Some records:
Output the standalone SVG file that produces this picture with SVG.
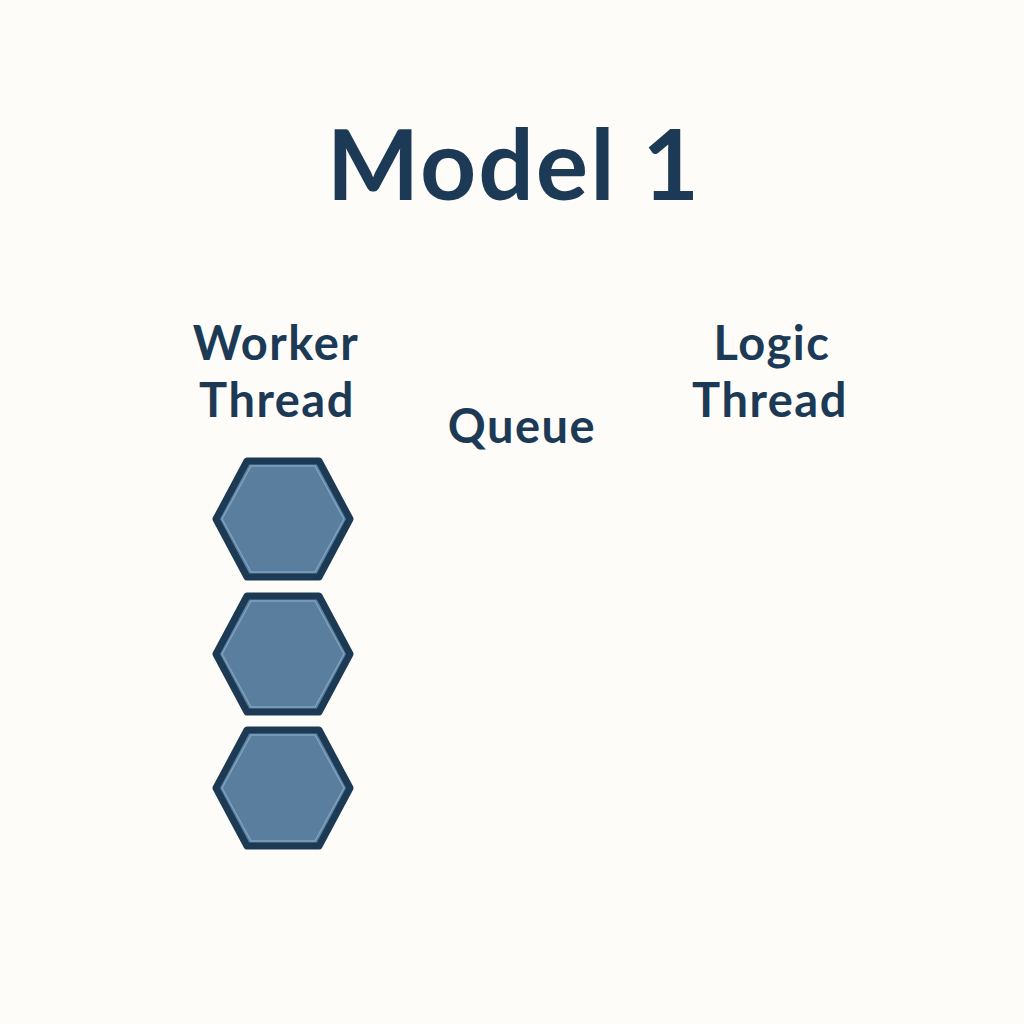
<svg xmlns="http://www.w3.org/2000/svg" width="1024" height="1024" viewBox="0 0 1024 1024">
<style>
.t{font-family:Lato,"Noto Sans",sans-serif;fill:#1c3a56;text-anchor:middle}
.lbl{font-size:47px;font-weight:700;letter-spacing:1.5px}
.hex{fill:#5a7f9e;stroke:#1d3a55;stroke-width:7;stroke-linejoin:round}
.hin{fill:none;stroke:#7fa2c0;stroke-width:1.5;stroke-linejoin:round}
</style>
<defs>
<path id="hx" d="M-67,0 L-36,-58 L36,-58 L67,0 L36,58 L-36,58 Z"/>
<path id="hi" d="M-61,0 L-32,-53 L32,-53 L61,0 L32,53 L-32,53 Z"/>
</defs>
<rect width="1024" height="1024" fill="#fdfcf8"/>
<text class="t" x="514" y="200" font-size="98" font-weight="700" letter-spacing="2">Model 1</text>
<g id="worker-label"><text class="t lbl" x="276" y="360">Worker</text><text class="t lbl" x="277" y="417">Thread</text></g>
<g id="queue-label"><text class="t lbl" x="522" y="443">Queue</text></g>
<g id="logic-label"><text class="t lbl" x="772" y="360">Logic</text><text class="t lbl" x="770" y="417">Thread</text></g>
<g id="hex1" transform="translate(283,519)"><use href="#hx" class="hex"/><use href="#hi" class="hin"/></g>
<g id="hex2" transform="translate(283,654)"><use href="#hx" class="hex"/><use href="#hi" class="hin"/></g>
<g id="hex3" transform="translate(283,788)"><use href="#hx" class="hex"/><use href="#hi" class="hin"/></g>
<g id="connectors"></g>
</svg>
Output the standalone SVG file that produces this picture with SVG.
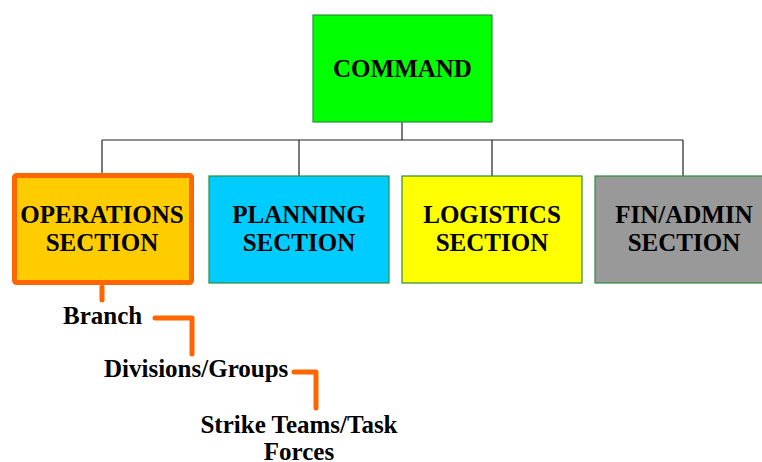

▸ WHAT IS BEING ASKED:
Copy every line above word for word and exclude the pictures.

▸ OUTPUT OF THE EXERCISE:
Output the standalone SVG file that produces this picture with SVG.
<svg xmlns="http://www.w3.org/2000/svg" width="1024" height="1024" viewBox="0 0 1024 1024">
<style>
.t{font-family:Lato,"Noto Sans",sans-serif;fill:#1c3a56;text-anchor:middle}
.lbl{font-size:47px;font-weight:700;letter-spacing:1.5px}
.hex{fill:#5a7f9e;stroke:#1d3a55;stroke-width:7;stroke-linejoin:round}
.hin{fill:none;stroke:#7fa2c0;stroke-width:1.5;stroke-linejoin:round}
</style>
<defs>
<path id="hx" d="M-67,0 L-36,-58 L36,-58 L67,0 L36,58 L-36,58 Z"/>
<path id="hi" d="M-61,0 L-32,-53 L32,-53 L61,0 L32,53 L-32,53 Z"/>
</defs>
<rect width="1024" height="1024" fill="#fdfcf8"/>
<text class="t" x="514" y="200" font-size="98" font-weight="700" letter-spacing="2">Model 1</text>
<g id="worker-label"><text class="t lbl" x="276" y="360">Worker</text><text class="t lbl" x="277" y="417">Thread</text></g>
<g id="queue-label"><text class="t lbl" x="522" y="443">Queue</text></g>
<g id="logic-label"><text class="t lbl" x="772" y="360">Logic</text><text class="t lbl" x="770" y="417">Thread</text></g>
<g id="hex1" transform="translate(283,519)"><use href="#hx" class="hex"/><use href="#hi" class="hin"/></g>
<g id="hex2" transform="translate(283,654)"><use href="#hx" class="hex"/><use href="#hi" class="hin"/></g>
<g id="hex3" transform="translate(283,788)"><use href="#hx" class="hex"/><use href="#hi" class="hin"/></g>
<g id="connectors"></g>
</svg>
Output the standalone SVG file that produces this picture with SVG.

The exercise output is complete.